Examine the material below and count the lines that hold the word "image". Report only the number.

-=-=-

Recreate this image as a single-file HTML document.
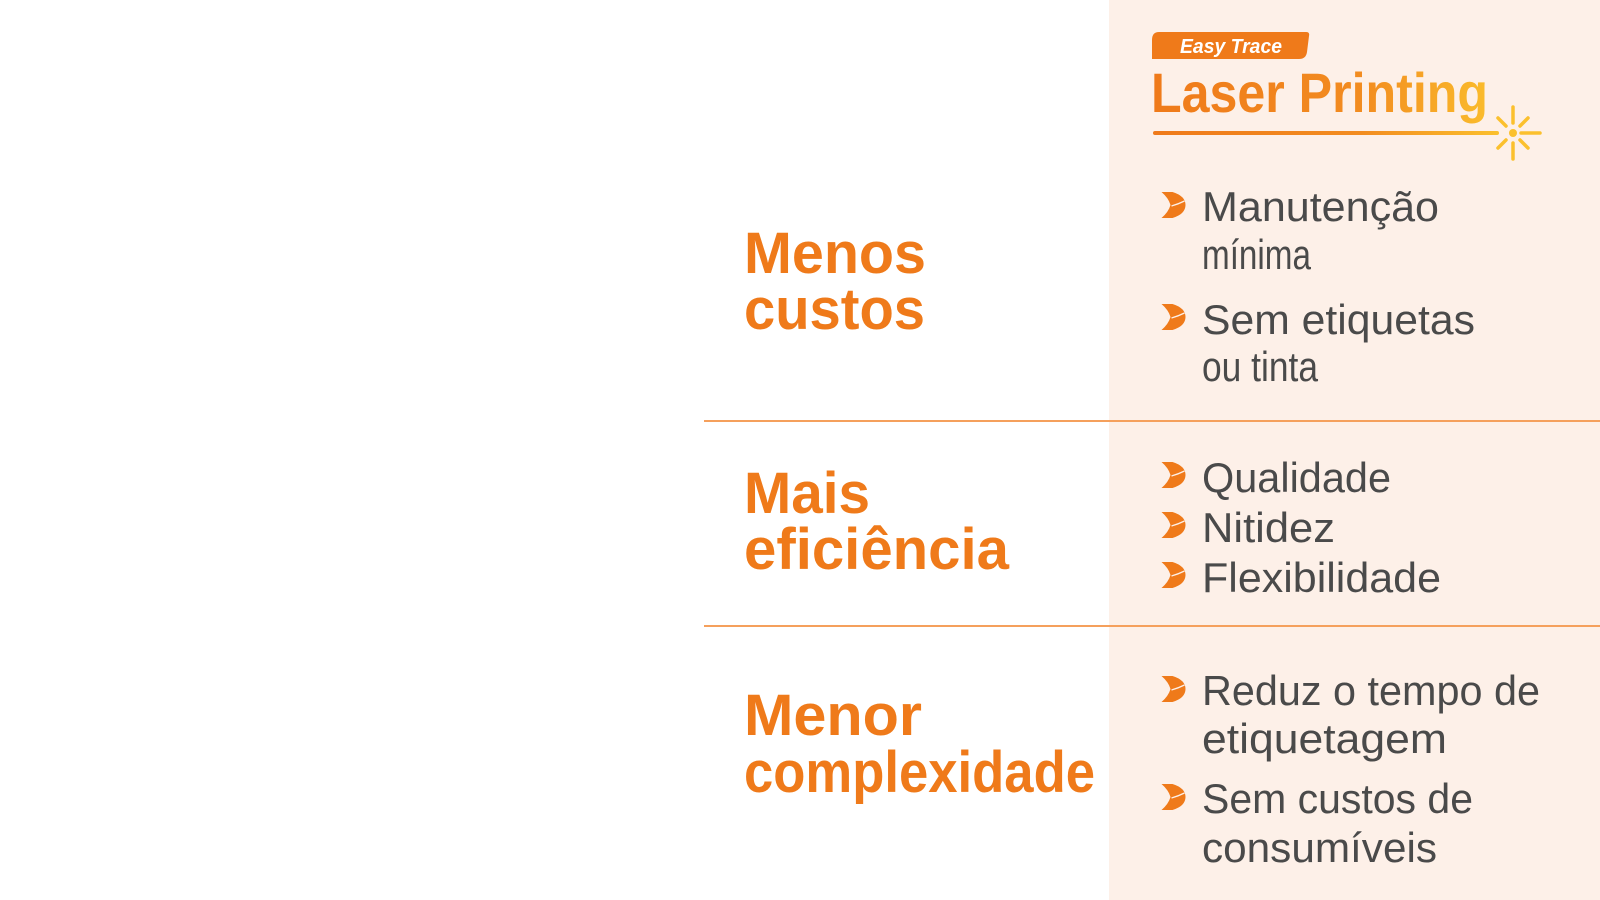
<!DOCTYPE html>
<html><head><meta charset="utf-8"><style>
html,body{margin:0;padding:0;background:#fff;}
svg{display:block}
</style></head><body>
<svg width="1600" height="900" viewBox="0 0 1600 900" xmlns="http://www.w3.org/2000/svg">
<defs>
<linearGradient id="g2" x1="1152" y1="0" x2="1500" y2="0" gradientUnits="userSpaceOnUse">
<stop offset="0" stop-color="#EF7A1A"/><stop offset="0.6" stop-color="#F28C20"/><stop offset="1" stop-color="#FBC02D"/></linearGradient>
<symbol id="b" viewBox="0 0 24 26"><path d="M0,0 H11 Q24,4 24,13 Q24,22 11,26 H0 Q7,20 9,13 Q7,6 0,0 Z" fill="#EF7A1A"/><path d="M10,14 Q17,12 23,9" stroke="#FDF0E8" stroke-width="1.3" fill="none"/></symbol>
</defs>
<rect x="1109" y="0" width="491" height="900" fill="#FDF0E8"/>
<line x1="704" y1="421" x2="1600" y2="421" stroke="#F5A05C" stroke-width="2"/>
<line x1="704" y1="626" x2="1600" y2="626" stroke="#F5A05C" stroke-width="2"/>
<g font-family="Liberation Sans, sans-serif" font-weight="bold" font-size="58" fill="#EF7A1A">
<text x="744" y="273" textLength="182" lengthAdjust="spacingAndGlyphs">Menos</text>
<text x="744" y="329" textLength="181" lengthAdjust="spacingAndGlyphs">custos</text>
<text x="744" y="513" textLength="126" lengthAdjust="spacingAndGlyphs">Mais</text>
<text x="744" y="569" textLength="265" lengthAdjust="spacingAndGlyphs">eficiência</text>
<text x="744" y="735" textLength="178" lengthAdjust="spacingAndGlyphs">Menor</text>
<text x="744" y="792" textLength="351" lengthAdjust="spacingAndGlyphs">complexidade</text>
</g>
<path d="M1159,32 H1306 Q1310,32 1309,36 L1307,52 Q1306,59 1299,59 H1152 V40 Q1152,32 1159,32 Z" fill="#EF7A1A"/>
<text x="1180" y="53" font-family="Liberation Sans, sans-serif" font-weight="bold" font-style="italic" font-size="20" fill="#fff" textLength="102" lengthAdjust="spacingAndGlyphs">Easy Trace</text>
<text x="1151" y="112" font-family="Liberation Sans, sans-serif" font-weight="bold" font-size="56" fill="url(#g2)" textLength="337" lengthAdjust="spacingAndGlyphs">Laser Printing</text>
<line x1="1155" y1="133" x2="1497" y2="133" stroke="url(#g2)" stroke-width="4" stroke-linecap="round"/>
<g stroke="#FBC02D" stroke-width="3.5" stroke-linecap="round">
<line x1="1513" y1="107" x2="1513" y2="123"/><line x1="1513" y1="143" x2="1513" y2="159"/>
<line x1="1521" y1="133" x2="1540" y2="133"/>
<line x1="1498" y1="118" x2="1506" y2="126"/><line x1="1528" y1="118" x2="1520" y2="126"/>
<line x1="1498" y1="148" x2="1506" y2="140"/><line x1="1528" y1="148" x2="1520" y2="140"/>
</g>
<circle cx="1513" cy="133" r="4" fill="#FBC02D"/>
<g font-family="Liberation Sans, sans-serif" font-size="42" fill="#4A4A4A">
<text x="1202" y="221" textLength="237" lengthAdjust="spacingAndGlyphs">Manutenção</text>
<text x="1202" y="269" textLength="109" lengthAdjust="spacingAndGlyphs">mínima</text>
<text x="1202" y="334" textLength="273" lengthAdjust="spacingAndGlyphs">Sem etiquetas</text>
<text x="1202" y="381" textLength="116" lengthAdjust="spacingAndGlyphs">ou tinta</text>
<text x="1202" y="492" textLength="189" lengthAdjust="spacingAndGlyphs">Qualidade</text>
<text x="1202" y="542" textLength="133" lengthAdjust="spacingAndGlyphs">Nitidez</text>
<text x="1202" y="592" textLength="239" lengthAdjust="spacingAndGlyphs">Flexibilidade</text>
<text x="1202" y="705" textLength="338" lengthAdjust="spacingAndGlyphs">Reduz o tempo de</text>
<text x="1202" y="753" textLength="245" lengthAdjust="spacingAndGlyphs">etiquetagem</text>
<text x="1202" y="813" textLength="271" lengthAdjust="spacingAndGlyphs">Sem custos de</text>
<text x="1202" y="862" textLength="235" lengthAdjust="spacingAndGlyphs">consumíveis</text>
</g>
<use href="#b" x="1161" y="192" width="25" height="26"/>
<use href="#b" x="1161" y="304" width="25" height="26"/>
<use href="#b" x="1161" y="462" width="25" height="26"/>
<use href="#b" x="1161" y="512" width="25" height="26"/>
<use href="#b" x="1161" y="562" width="25" height="26"/>
<use href="#b" x="1161" y="676" width="25" height="26"/>
<use href="#b" x="1161" y="784" width="25" height="26"/>
</svg>
</body></html>
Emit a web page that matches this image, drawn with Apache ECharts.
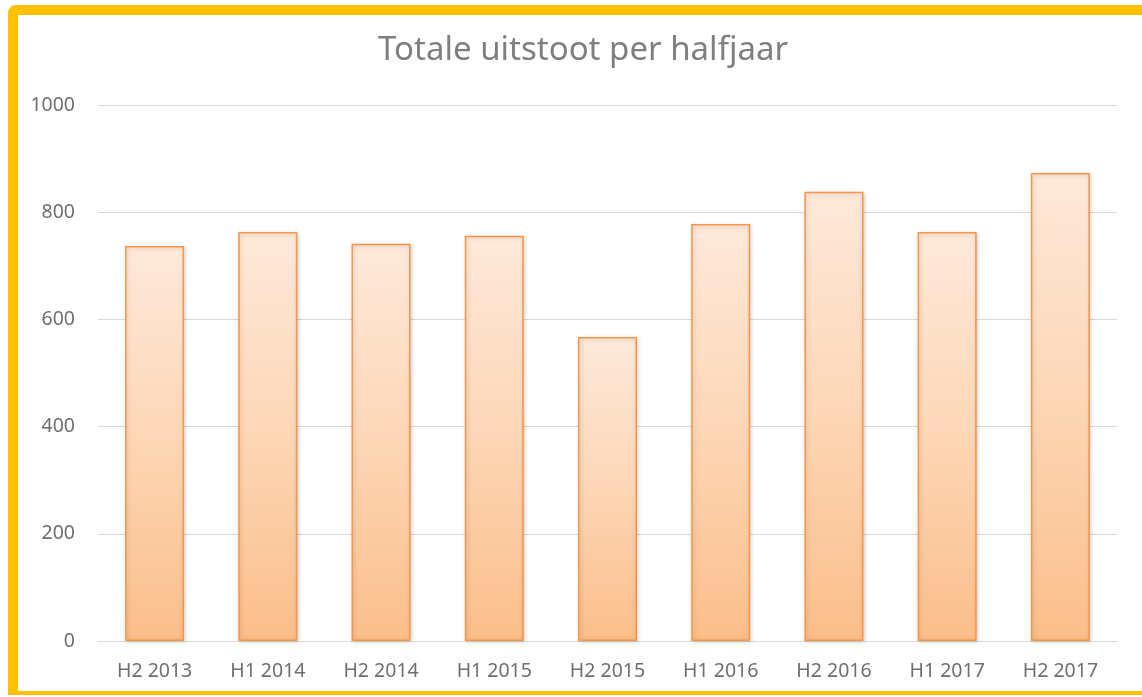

-=-=-

* Right answer *
2